## Begin

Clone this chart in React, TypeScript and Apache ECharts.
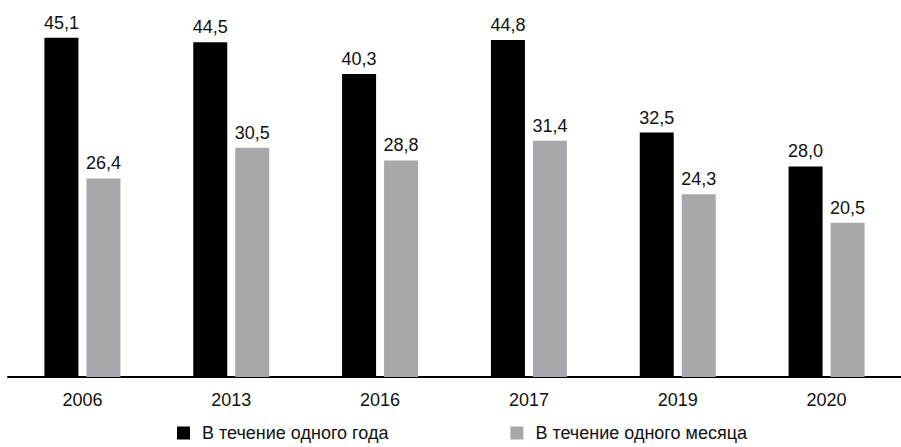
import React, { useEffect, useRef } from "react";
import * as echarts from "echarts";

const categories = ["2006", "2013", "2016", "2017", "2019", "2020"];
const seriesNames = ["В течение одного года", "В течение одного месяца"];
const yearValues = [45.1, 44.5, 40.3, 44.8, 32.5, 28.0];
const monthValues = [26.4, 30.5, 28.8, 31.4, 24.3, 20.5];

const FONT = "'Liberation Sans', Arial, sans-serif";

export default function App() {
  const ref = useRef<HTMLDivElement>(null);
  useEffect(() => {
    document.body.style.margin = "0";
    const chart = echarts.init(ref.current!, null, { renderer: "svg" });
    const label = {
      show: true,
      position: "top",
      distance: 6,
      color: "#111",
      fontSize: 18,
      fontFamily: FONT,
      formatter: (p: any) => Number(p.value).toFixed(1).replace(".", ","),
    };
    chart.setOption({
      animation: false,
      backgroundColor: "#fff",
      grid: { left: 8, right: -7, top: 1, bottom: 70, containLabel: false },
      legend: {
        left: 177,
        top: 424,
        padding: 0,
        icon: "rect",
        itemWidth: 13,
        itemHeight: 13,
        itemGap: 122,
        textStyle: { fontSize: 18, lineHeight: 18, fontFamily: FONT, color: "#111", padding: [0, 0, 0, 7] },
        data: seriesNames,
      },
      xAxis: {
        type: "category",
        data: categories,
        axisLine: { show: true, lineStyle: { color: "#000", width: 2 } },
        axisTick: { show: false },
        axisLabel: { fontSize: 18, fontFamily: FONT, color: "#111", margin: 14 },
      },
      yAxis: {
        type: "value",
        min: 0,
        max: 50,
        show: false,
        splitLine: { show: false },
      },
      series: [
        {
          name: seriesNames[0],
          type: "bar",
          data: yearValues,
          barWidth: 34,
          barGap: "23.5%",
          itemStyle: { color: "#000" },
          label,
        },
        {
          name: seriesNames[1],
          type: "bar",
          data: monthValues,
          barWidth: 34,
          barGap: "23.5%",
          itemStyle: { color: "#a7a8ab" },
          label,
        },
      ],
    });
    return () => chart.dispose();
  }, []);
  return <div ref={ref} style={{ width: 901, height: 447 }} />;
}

## End

_EXERCISE GOAL_
Repeat the lines above exactly, and keep every picture out.

_RESULT BELOW_
Clone this chart in React, TypeScript and Apache ECharts.
import React, { useEffect, useRef } from "react";
import * as echarts from "echarts";

const categories = ["2006", "2013", "2016", "2017", "2019", "2020"];
const seriesNames = ["В течение одного года", "В течение одного месяца"];
const yearValues = [45.1, 44.5, 40.3, 44.8, 32.5, 28.0];
const monthValues = [26.4, 30.5, 28.8, 31.4, 24.3, 20.5];

const FONT = "'Liberation Sans', Arial, sans-serif";

export default function App() {
  const ref = useRef<HTMLDivElement>(null);
  useEffect(() => {
    document.body.style.margin = "0";
    const chart = echarts.init(ref.current!, null, { renderer: "svg" });
    const label = {
      show: true,
      position: "top",
      distance: 6,
      color: "#111",
      fontSize: 18,
      fontFamily: FONT,
      formatter: (p: any) => Number(p.value).toFixed(1).replace(".", ","),
    };
    chart.setOption({
      animation: false,
      backgroundColor: "#fff",
      grid: { left: 8, right: -7, top: 1, bottom: 70, containLabel: false },
      legend: {
        left: 177,
        top: 424,
        padding: 0,
        icon: "rect",
        itemWidth: 13,
        itemHeight: 13,
        itemGap: 122,
        textStyle: { fontSize: 18, lineHeight: 18, fontFamily: FONT, color: "#111", padding: [0, 0, 0, 7] },
        data: seriesNames,
      },
      xAxis: {
        type: "category",
        data: categories,
        axisLine: { show: true, lineStyle: { color: "#000", width: 2 } },
        axisTick: { show: false },
        axisLabel: { fontSize: 18, fontFamily: FONT, color: "#111", margin: 14 },
      },
      yAxis: {
        type: "value",
        min: 0,
        max: 50,
        show: false,
        splitLine: { show: false },
      },
      series: [
        {
          name: seriesNames[0],
          type: "bar",
          data: yearValues,
          barWidth: 34,
          barGap: "23.5%",
          itemStyle: { color: "#000" },
          label,
        },
        {
          name: seriesNames[1],
          type: "bar",
          data: monthValues,
          barWidth: 34,
          barGap: "23.5%",
          itemStyle: { color: "#a7a8ab" },
          label,
        },
      ],
    });
    return () => chart.dispose();
  }, []);
  return <div ref={ref} style={{ width: 901, height: 447 }} />;
}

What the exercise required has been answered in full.